Stated goal - Each line that contains the string "React" counts once; report how many such lines appear in the data, as a number only.

— BEGIN —

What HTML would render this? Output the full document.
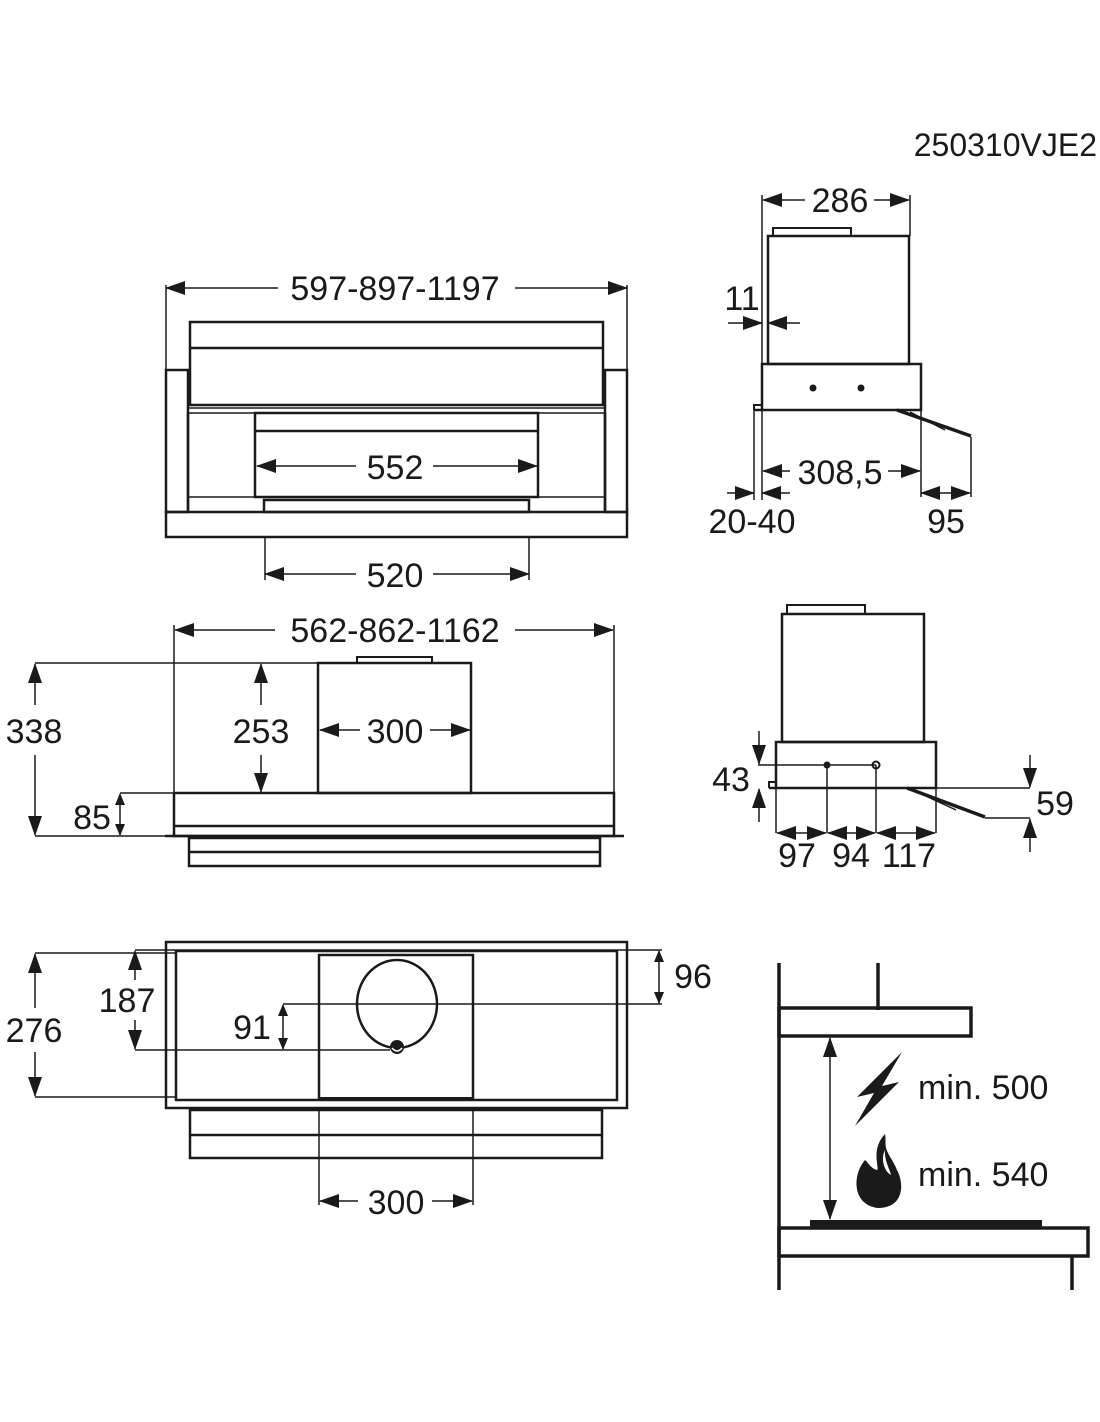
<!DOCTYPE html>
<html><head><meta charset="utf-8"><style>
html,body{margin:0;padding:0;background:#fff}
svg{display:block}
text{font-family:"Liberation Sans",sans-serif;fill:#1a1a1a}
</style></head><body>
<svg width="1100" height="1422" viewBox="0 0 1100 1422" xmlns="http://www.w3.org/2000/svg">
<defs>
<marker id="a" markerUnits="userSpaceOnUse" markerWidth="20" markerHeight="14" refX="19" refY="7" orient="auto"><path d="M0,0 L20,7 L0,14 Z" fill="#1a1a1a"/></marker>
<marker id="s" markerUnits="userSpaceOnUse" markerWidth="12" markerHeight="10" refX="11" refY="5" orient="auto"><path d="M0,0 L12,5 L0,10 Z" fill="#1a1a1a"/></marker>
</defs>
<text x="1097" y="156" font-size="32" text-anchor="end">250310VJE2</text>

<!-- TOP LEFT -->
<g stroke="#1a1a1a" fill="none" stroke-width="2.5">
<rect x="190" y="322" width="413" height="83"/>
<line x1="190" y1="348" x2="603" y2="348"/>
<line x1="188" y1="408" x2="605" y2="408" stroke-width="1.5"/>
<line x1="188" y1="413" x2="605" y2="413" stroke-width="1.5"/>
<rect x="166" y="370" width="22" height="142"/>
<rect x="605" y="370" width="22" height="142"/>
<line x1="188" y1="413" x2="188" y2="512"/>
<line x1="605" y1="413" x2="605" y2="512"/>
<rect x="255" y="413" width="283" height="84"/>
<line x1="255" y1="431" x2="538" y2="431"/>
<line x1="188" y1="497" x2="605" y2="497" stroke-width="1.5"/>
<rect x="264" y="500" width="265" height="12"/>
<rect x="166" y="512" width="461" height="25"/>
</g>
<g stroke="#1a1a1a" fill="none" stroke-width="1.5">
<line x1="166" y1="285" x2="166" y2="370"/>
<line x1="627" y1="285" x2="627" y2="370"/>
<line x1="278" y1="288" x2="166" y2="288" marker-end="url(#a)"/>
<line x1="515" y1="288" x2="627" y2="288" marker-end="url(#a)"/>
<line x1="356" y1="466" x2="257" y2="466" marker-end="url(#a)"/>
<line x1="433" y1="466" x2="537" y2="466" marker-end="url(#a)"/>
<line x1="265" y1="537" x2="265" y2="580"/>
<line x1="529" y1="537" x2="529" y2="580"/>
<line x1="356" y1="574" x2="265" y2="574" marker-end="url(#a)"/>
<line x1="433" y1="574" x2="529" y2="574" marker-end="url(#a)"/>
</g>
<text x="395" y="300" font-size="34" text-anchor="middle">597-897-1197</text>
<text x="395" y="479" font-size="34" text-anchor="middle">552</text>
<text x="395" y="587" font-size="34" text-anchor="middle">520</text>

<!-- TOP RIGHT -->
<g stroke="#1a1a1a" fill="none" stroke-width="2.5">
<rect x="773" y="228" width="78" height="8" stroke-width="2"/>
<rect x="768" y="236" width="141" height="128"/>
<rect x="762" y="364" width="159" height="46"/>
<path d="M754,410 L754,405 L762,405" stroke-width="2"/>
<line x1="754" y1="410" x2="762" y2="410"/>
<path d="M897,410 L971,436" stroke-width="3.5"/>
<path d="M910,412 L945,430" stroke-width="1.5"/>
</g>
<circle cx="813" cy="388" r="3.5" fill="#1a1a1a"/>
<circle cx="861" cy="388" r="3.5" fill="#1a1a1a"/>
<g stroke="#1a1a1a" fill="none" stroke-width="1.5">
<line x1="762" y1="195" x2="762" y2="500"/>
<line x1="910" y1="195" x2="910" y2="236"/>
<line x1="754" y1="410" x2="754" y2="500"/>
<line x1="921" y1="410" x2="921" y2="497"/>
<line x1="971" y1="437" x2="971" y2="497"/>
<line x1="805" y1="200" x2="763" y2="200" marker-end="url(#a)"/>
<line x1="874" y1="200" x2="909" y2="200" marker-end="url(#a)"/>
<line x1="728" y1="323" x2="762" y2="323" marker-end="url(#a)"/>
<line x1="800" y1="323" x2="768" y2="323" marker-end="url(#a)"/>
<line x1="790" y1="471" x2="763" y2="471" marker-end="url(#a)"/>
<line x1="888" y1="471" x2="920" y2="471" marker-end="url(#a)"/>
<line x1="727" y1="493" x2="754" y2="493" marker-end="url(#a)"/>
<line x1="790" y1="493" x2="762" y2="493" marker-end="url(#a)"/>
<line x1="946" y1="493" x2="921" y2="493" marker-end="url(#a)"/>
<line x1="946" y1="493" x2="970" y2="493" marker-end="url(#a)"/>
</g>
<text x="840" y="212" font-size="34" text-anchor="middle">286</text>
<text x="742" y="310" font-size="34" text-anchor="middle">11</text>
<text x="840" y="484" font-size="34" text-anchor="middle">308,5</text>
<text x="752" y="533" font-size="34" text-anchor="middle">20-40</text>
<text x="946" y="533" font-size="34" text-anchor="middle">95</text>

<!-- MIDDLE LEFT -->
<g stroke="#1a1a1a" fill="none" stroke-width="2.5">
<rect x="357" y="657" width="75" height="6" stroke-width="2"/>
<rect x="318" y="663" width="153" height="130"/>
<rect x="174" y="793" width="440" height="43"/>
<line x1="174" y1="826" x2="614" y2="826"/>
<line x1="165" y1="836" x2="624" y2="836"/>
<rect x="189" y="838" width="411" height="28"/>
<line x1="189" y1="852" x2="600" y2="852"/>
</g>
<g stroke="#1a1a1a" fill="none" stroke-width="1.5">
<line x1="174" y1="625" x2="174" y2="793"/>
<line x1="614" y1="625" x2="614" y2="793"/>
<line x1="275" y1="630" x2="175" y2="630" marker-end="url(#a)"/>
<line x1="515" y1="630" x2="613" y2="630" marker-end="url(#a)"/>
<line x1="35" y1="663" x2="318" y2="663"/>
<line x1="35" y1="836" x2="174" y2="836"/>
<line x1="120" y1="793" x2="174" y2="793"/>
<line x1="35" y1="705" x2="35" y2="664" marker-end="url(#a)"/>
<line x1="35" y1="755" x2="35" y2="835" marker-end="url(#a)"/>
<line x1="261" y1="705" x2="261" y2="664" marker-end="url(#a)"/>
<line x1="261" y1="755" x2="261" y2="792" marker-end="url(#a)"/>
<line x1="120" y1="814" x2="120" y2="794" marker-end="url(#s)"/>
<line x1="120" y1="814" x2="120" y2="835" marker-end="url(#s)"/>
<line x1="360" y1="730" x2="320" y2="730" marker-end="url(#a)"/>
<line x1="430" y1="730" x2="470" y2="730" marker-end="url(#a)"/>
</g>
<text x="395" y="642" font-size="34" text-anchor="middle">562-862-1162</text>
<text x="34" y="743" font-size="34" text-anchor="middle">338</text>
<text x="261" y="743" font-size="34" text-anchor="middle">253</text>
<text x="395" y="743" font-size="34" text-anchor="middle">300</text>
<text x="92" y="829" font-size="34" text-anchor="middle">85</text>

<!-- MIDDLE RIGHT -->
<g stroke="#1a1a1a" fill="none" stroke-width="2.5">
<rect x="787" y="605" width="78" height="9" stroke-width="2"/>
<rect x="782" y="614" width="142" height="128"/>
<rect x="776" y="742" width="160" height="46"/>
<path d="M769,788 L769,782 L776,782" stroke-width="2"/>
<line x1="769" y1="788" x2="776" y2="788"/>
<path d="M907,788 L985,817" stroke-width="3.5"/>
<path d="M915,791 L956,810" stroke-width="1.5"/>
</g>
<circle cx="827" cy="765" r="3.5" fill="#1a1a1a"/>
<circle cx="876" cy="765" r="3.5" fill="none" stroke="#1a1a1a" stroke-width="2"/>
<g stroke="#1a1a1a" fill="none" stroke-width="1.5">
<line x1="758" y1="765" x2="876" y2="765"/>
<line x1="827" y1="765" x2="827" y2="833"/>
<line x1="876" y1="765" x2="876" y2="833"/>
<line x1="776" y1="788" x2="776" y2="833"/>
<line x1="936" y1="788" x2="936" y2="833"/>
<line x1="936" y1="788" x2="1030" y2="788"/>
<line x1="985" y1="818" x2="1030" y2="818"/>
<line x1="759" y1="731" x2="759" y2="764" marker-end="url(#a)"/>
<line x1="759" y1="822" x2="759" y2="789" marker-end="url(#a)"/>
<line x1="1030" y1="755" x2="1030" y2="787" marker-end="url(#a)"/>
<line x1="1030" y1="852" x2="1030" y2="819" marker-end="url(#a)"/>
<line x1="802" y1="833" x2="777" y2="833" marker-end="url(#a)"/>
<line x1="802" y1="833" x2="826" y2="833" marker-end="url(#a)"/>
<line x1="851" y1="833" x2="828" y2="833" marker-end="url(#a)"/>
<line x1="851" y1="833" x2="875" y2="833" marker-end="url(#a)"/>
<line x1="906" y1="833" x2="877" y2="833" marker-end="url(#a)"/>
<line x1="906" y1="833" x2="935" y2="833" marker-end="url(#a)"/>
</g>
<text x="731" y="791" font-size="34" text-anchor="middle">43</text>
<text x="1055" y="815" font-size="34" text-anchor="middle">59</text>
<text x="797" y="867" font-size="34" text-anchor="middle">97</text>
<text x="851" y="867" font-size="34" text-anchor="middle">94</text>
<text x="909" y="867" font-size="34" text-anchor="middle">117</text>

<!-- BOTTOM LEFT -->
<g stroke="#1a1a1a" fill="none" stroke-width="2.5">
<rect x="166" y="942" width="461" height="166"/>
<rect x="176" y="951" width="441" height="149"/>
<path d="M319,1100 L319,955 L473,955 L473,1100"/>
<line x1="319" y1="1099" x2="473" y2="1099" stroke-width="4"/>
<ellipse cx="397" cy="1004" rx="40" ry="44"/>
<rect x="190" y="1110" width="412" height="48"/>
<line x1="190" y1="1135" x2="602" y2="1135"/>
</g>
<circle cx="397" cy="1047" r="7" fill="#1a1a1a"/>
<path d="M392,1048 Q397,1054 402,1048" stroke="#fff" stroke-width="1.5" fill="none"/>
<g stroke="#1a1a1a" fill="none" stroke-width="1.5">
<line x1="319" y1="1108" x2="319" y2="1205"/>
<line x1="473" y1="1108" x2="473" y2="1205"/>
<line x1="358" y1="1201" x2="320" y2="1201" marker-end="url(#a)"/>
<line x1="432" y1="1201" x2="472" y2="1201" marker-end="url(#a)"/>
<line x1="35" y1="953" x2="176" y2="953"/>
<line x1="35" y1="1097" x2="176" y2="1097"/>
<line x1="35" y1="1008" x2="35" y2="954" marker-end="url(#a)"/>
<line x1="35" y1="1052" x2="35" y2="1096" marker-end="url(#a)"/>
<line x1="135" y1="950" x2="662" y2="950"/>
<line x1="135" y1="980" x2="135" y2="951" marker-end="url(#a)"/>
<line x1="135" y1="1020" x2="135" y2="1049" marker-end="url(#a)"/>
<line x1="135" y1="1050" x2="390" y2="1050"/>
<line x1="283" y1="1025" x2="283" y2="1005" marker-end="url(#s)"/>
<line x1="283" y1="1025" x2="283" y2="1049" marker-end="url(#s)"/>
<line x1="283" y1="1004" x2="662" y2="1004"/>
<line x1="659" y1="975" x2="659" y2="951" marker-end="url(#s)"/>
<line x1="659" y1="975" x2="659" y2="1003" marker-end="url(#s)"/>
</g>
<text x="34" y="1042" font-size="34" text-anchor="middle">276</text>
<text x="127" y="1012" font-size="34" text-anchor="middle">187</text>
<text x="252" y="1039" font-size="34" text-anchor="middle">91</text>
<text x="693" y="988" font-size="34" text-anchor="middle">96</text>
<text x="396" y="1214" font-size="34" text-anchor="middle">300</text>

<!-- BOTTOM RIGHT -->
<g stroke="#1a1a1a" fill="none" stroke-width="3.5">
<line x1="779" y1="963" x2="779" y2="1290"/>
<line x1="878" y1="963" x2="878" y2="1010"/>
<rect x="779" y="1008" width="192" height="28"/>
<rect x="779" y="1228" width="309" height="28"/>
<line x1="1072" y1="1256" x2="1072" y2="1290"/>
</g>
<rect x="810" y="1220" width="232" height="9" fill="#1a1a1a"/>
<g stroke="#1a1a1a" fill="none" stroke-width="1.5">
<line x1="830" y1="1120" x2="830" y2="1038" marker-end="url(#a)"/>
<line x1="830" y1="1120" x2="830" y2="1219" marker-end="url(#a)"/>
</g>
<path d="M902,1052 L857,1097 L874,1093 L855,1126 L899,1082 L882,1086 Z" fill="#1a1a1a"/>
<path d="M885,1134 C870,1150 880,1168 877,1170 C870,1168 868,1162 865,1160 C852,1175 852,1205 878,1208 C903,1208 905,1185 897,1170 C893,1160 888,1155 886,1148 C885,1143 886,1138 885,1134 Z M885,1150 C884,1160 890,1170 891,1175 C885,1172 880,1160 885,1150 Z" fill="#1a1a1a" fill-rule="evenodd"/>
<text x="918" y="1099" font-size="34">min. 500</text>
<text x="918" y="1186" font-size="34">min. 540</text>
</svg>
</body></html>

— END —
— BEGIN —

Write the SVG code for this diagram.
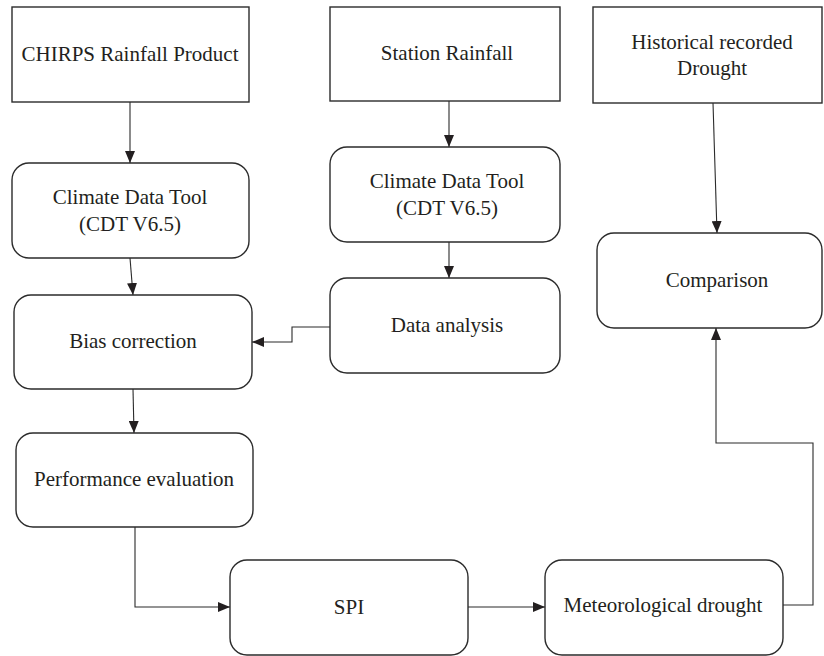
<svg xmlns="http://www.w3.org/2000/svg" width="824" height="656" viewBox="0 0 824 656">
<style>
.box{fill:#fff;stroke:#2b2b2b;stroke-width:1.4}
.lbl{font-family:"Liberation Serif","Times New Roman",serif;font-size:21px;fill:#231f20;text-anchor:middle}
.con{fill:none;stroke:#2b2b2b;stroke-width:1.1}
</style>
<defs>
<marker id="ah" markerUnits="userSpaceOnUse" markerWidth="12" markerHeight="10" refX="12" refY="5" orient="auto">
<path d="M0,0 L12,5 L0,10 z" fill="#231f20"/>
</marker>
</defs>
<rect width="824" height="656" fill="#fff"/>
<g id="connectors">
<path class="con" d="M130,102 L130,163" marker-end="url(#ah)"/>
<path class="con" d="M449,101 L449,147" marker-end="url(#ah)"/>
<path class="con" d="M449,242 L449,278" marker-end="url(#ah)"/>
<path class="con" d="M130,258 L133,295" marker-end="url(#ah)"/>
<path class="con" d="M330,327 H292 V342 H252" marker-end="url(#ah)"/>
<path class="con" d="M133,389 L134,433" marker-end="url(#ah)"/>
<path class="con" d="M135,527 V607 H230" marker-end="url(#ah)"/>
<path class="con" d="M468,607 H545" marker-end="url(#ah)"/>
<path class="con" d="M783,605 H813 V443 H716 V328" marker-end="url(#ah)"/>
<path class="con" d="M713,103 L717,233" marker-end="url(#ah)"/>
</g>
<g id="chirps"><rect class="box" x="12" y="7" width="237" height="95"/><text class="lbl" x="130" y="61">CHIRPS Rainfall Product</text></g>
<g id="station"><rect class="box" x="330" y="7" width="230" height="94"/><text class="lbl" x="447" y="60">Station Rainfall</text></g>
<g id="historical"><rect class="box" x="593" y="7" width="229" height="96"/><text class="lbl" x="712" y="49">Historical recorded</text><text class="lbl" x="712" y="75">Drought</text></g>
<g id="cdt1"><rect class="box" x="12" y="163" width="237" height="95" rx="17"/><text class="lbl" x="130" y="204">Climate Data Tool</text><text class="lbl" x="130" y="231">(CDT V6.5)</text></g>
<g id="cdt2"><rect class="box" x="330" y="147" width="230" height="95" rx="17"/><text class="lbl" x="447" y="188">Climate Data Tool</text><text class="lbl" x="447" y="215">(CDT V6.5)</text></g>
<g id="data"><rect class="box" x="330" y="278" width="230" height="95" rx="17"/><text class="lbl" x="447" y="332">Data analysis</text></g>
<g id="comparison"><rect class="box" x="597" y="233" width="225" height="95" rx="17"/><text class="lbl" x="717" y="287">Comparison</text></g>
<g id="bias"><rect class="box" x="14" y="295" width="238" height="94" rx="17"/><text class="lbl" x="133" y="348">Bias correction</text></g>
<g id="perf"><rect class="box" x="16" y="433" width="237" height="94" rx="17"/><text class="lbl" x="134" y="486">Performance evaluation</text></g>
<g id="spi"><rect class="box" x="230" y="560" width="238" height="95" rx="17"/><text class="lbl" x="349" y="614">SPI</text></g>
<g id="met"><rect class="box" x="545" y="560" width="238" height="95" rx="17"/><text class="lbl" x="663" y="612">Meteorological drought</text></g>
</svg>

— END —
— BEGIN —

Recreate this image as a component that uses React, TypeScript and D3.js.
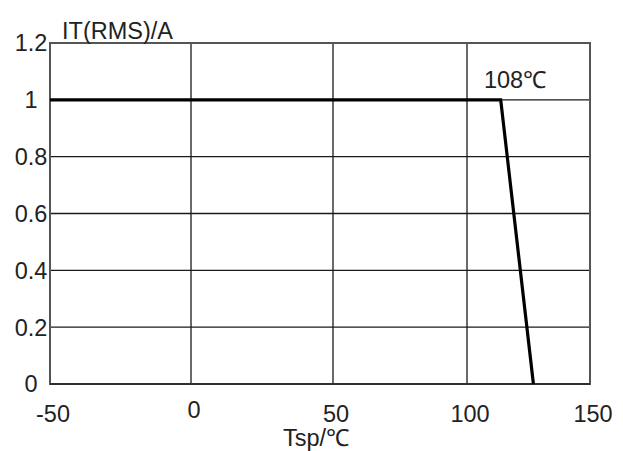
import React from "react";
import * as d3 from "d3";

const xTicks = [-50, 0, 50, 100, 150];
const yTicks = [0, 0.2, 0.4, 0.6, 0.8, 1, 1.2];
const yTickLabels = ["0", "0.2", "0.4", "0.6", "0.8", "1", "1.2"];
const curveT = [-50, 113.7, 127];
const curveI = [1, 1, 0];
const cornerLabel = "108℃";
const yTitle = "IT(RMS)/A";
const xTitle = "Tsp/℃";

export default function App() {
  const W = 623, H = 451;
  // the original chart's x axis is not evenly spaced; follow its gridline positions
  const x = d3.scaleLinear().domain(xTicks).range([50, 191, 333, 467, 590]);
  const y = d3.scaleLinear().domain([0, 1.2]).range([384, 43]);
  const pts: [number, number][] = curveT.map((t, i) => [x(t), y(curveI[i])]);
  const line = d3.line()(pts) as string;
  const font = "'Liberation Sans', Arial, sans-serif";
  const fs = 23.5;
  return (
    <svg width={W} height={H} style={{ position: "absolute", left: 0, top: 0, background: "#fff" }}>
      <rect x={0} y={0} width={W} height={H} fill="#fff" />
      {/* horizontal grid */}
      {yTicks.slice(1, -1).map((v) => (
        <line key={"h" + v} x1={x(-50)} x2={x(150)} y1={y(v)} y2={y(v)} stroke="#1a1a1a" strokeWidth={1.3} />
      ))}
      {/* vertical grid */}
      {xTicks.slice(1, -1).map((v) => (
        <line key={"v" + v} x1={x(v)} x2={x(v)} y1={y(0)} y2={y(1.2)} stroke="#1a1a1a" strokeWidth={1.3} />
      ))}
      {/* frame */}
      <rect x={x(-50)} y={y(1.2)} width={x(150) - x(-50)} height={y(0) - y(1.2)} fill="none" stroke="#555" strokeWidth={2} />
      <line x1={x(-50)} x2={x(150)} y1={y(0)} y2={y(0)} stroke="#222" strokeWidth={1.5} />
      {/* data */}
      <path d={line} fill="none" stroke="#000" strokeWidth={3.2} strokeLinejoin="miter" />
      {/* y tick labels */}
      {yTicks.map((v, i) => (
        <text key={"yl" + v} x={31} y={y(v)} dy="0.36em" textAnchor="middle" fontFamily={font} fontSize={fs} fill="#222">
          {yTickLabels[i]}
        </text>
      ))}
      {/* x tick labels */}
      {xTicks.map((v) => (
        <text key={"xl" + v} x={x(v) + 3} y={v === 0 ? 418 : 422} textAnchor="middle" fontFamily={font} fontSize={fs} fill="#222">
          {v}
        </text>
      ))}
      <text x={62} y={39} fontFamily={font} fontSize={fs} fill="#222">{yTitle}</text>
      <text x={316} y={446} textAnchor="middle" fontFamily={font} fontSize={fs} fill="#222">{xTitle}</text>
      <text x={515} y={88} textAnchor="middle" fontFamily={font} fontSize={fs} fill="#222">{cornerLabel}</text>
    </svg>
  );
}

— END —

Response below - 2